• _Problem to work on_
Reproduce the listing exactly and skip over any pictures.

— begin Material —

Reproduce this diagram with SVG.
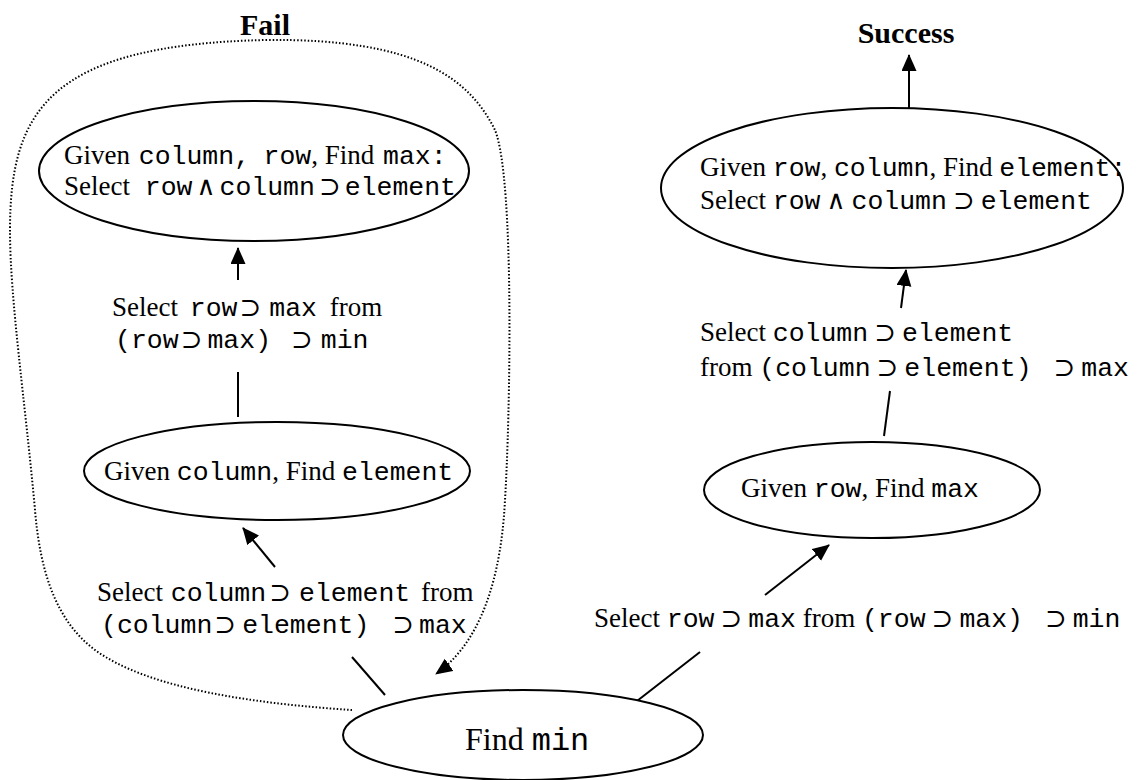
<svg xmlns="http://www.w3.org/2000/svg" width="1142" height="780" viewBox="0 0 1142 780">
<style>
text{font-family:"Liberation Serif","Times New Roman",serif;font-size:27px;fill:#000;white-space:pre}
.m{font-family:"Liberation Mono","Courier New",monospace;font-size:26.5px}
.s{font-family:"DejaVu Serif","Liberation Serif",serif;font-size:26px}
.h{font-weight:bold;font-size:30px}
.big{font-size:32px}
.big .m{font-size:32px}
ellipse{fill:#fff;stroke:#000;stroke-width:2}
.c{stroke:#000;stroke-width:2;fill:none}
.d{stroke:#000;stroke-width:2;fill:none;stroke-dasharray:1.5 2}
</style>
<defs>
<marker id="ah" markerUnits="userSpaceOnUse" markerWidth="18" markerHeight="16" refX="16" refY="7.5" orient="auto">
<path d="M0,0 L17,7.5 L0,15 z" fill="#000"/>
</marker>
</defs>
<g id="labels">
<text class="h" x="265" y="35" text-anchor="middle">Fail</text>
<text class="h" x="906" y="43" text-anchor="middle">Success</text>
</g>
<g id="connectors">
<path class="d" d="M352,710 C260,704 150,690 95,650 C55,620 40,570 35,510 C25,400 10,300 10,230 C10,110 50,45 265,40 C420,38 470,80 495,130 C515,180 510,420 505,500 C500,600 470,650 436,674" marker-end="url(#ah)"/>
<line class="c" x1="238" y1="280" x2="238" y2="248" marker-end="url(#ah)"/>
<line class="c" x1="238" y1="372" x2="238" y2="417"/>
<line class="c" x1="275" y1="567" x2="243" y2="528" marker-end="url(#ah)"/>
<line class="c" x1="352" y1="657" x2="385" y2="695"/>
<line class="c" x1="637" y1="701" x2="700" y2="652"/>
<line class="c" x1="765" y1="595" x2="829" y2="545" marker-end="url(#ah)"/>
<line class="c" x1="884" y1="436" x2="890" y2="391"/>
<line class="c" x1="901" y1="308" x2="906" y2="270" marker-end="url(#ah)"/>
<line class="c" x1="909" y1="126" x2="909" y2="55" marker-end="url(#ah)"/>
</g>
<g id="node-a">
<ellipse cx="254" cy="171" rx="215" ry="70"/>
<text x="64" y="164">Given <tspan class="m" dx="2">column,</tspan>  <tspan class="m">row</tspan>, Find <tspan class="m" dx="2">max:</tspan></text>
<text x="64" y="195">Select <tspan class="m" dx="8">row</tspan><tspan class="s" dx="4">∧</tspan><tspan class="m" dx="4">column</tspan><tspan class="s" dx="4">⊃</tspan><tspan class="m" dx="4">element</tspan></text>
</g>
<g id="edge-label-1">
<text x="112" y="316">Select <tspan class="m" dx="5">row</tspan><tspan class="s" dx="2">⊃</tspan><tspan class="m" dx="8">max</tspan><tspan dx="6"> from</tspan></text>
<text x="115" y="348"><tspan class="m">(row</tspan><tspan class="s" dx="2">⊃</tspan><tspan class="m" dx="5">max) </tspan><tspan class="s" dx="4">⊃</tspan><tspan class="m" dx="8">min</tspan></text>
</g>
<g id="node-b">
<ellipse cx="277" cy="471" rx="193" ry="49"/>
<text x="104" y="480">Given <tspan class="m">column</tspan>, Find <tspan class="m">element</tspan></text>
</g>
<g id="edge-label-2">
<text x="97" y="601">Select <tspan class="m" dx="1">column</tspan><tspan class="s" dx="3">⊃</tspan><tspan class="m" dx="8">element</tspan><tspan dx="4"> from</tspan></text>
<text x="101" y="633"><tspan class="m">(column</tspan><tspan class="s" dx="2">⊃</tspan><tspan class="m" dx="6">element) </tspan><tspan class="s" dx="7">⊃</tspan><tspan class="m" dx="5">max</tspan></text>
</g>
<g id="node-min">
<ellipse cx="523" cy="735" rx="180" ry="45"/>
<text class="big" x="465" y="750">Find <tspan class="m">min</tspan></text>
</g>
<g id="edge-label-3">
<text x="594" y="627">Select <tspan class="m">row</tspan><tspan class="s" dx="6">⊃</tspan><tspan class="m" dx="6">max</tspan> from <tspan class="m">(row</tspan><tspan class="s" dx="6">⊃</tspan><tspan class="m" dx="6">max) </tspan><tspan class="s" dx="6">⊃</tspan><tspan class="m" dx="6">min</tspan></text>
</g>
<g id="node-d">
<ellipse cx="872" cy="490" rx="168" ry="48"/>
<text x="741" y="497">Given <tspan class="m">row</tspan>, Find <tspan class="m">max</tspan></text>
</g>
<g id="edge-label-4">
<text x="700" y="341">Select <tspan class="m">column</tspan><tspan class="s" dx="6">⊃</tspan><tspan class="m" dx="6">element</tspan></text>
<text x="700" y="376">from <tspan class="m">(column</tspan><tspan class="s" dx="6">⊃</tspan><tspan class="m" dx="6">element) </tspan><tspan class="s" dx="6">⊃</tspan><tspan class="m" dx="6">max</tspan></text>
</g>
<g id="node-c">
<ellipse cx="892" cy="188" rx="231" ry="80"/>
<text x="700" y="176">Given <tspan class="m">row</tspan>, <tspan class="m">column</tspan>, Find <tspan class="m">element:</tspan></text>
<text x="700" y="209">Select <tspan class="m">row</tspan><tspan class="s" dx="6">∧</tspan><tspan class="m" dx="6">column</tspan><tspan class="s" dx="6">⊃</tspan><tspan class="m" dx="6">element</tspan></text>
</g>
</svg>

— end Material —

• _Answer to this problem_
Reproduce this diagram with SVG.
<svg xmlns="http://www.w3.org/2000/svg" width="1142" height="780" viewBox="0 0 1142 780">
<style>
text{font-family:"Liberation Serif","Times New Roman",serif;font-size:27px;fill:#000;white-space:pre}
.m{font-family:"Liberation Mono","Courier New",monospace;font-size:26.5px}
.s{font-family:"DejaVu Serif","Liberation Serif",serif;font-size:26px}
.h{font-weight:bold;font-size:30px}
.big{font-size:32px}
.big .m{font-size:32px}
ellipse{fill:#fff;stroke:#000;stroke-width:2}
.c{stroke:#000;stroke-width:2;fill:none}
.d{stroke:#000;stroke-width:2;fill:none;stroke-dasharray:1.5 2}
</style>
<defs>
<marker id="ah" markerUnits="userSpaceOnUse" markerWidth="18" markerHeight="16" refX="16" refY="7.5" orient="auto">
<path d="M0,0 L17,7.5 L0,15 z" fill="#000"/>
</marker>
</defs>
<g id="labels">
<text class="h" x="265" y="35" text-anchor="middle">Fail</text>
<text class="h" x="906" y="43" text-anchor="middle">Success</text>
</g>
<g id="connectors">
<path class="d" d="M352,710 C260,704 150,690 95,650 C55,620 40,570 35,510 C25,400 10,300 10,230 C10,110 50,45 265,40 C420,38 470,80 495,130 C515,180 510,420 505,500 C500,600 470,650 436,674" marker-end="url(#ah)"/>
<line class="c" x1="238" y1="280" x2="238" y2="248" marker-end="url(#ah)"/>
<line class="c" x1="238" y1="372" x2="238" y2="417"/>
<line class="c" x1="275" y1="567" x2="243" y2="528" marker-end="url(#ah)"/>
<line class="c" x1="352" y1="657" x2="385" y2="695"/>
<line class="c" x1="637" y1="701" x2="700" y2="652"/>
<line class="c" x1="765" y1="595" x2="829" y2="545" marker-end="url(#ah)"/>
<line class="c" x1="884" y1="436" x2="890" y2="391"/>
<line class="c" x1="901" y1="308" x2="906" y2="270" marker-end="url(#ah)"/>
<line class="c" x1="909" y1="126" x2="909" y2="55" marker-end="url(#ah)"/>
</g>
<g id="node-a">
<ellipse cx="254" cy="171" rx="215" ry="70"/>
<text x="64" y="164">Given <tspan class="m" dx="2">column,</tspan>  <tspan class="m">row</tspan>, Find <tspan class="m" dx="2">max:</tspan></text>
<text x="64" y="195">Select <tspan class="m" dx="8">row</tspan><tspan class="s" dx="4">∧</tspan><tspan class="m" dx="4">column</tspan><tspan class="s" dx="4">⊃</tspan><tspan class="m" dx="4">element</tspan></text>
</g>
<g id="edge-label-1">
<text x="112" y="316">Select <tspan class="m" dx="5">row</tspan><tspan class="s" dx="2">⊃</tspan><tspan class="m" dx="8">max</tspan><tspan dx="6"> from</tspan></text>
<text x="115" y="348"><tspan class="m">(row</tspan><tspan class="s" dx="2">⊃</tspan><tspan class="m" dx="5">max) </tspan><tspan class="s" dx="4">⊃</tspan><tspan class="m" dx="8">min</tspan></text>
</g>
<g id="node-b">
<ellipse cx="277" cy="471" rx="193" ry="49"/>
<text x="104" y="480">Given <tspan class="m">column</tspan>, Find <tspan class="m">element</tspan></text>
</g>
<g id="edge-label-2">
<text x="97" y="601">Select <tspan class="m" dx="1">column</tspan><tspan class="s" dx="3">⊃</tspan><tspan class="m" dx="8">element</tspan><tspan dx="4"> from</tspan></text>
<text x="101" y="633"><tspan class="m">(column</tspan><tspan class="s" dx="2">⊃</tspan><tspan class="m" dx="6">element) </tspan><tspan class="s" dx="7">⊃</tspan><tspan class="m" dx="5">max</tspan></text>
</g>
<g id="node-min">
<ellipse cx="523" cy="735" rx="180" ry="45"/>
<text class="big" x="465" y="750">Find <tspan class="m">min</tspan></text>
</g>
<g id="edge-label-3">
<text x="594" y="627">Select <tspan class="m">row</tspan><tspan class="s" dx="6">⊃</tspan><tspan class="m" dx="6">max</tspan> from <tspan class="m">(row</tspan><tspan class="s" dx="6">⊃</tspan><tspan class="m" dx="6">max) </tspan><tspan class="s" dx="6">⊃</tspan><tspan class="m" dx="6">min</tspan></text>
</g>
<g id="node-d">
<ellipse cx="872" cy="490" rx="168" ry="48"/>
<text x="741" y="497">Given <tspan class="m">row</tspan>, Find <tspan class="m">max</tspan></text>
</g>
<g id="edge-label-4">
<text x="700" y="341">Select <tspan class="m">column</tspan><tspan class="s" dx="6">⊃</tspan><tspan class="m" dx="6">element</tspan></text>
<text x="700" y="376">from <tspan class="m">(column</tspan><tspan class="s" dx="6">⊃</tspan><tspan class="m" dx="6">element) </tspan><tspan class="s" dx="6">⊃</tspan><tspan class="m" dx="6">max</tspan></text>
</g>
<g id="node-c">
<ellipse cx="892" cy="188" rx="231" ry="80"/>
<text x="700" y="176">Given <tspan class="m">row</tspan>, <tspan class="m">column</tspan>, Find <tspan class="m">element:</tspan></text>
<text x="700" y="209">Select <tspan class="m">row</tspan><tspan class="s" dx="6">∧</tspan><tspan class="m" dx="6">column</tspan><tspan class="s" dx="6">⊃</tspan><tspan class="m" dx="6">element</tspan></text>
</g>
</svg>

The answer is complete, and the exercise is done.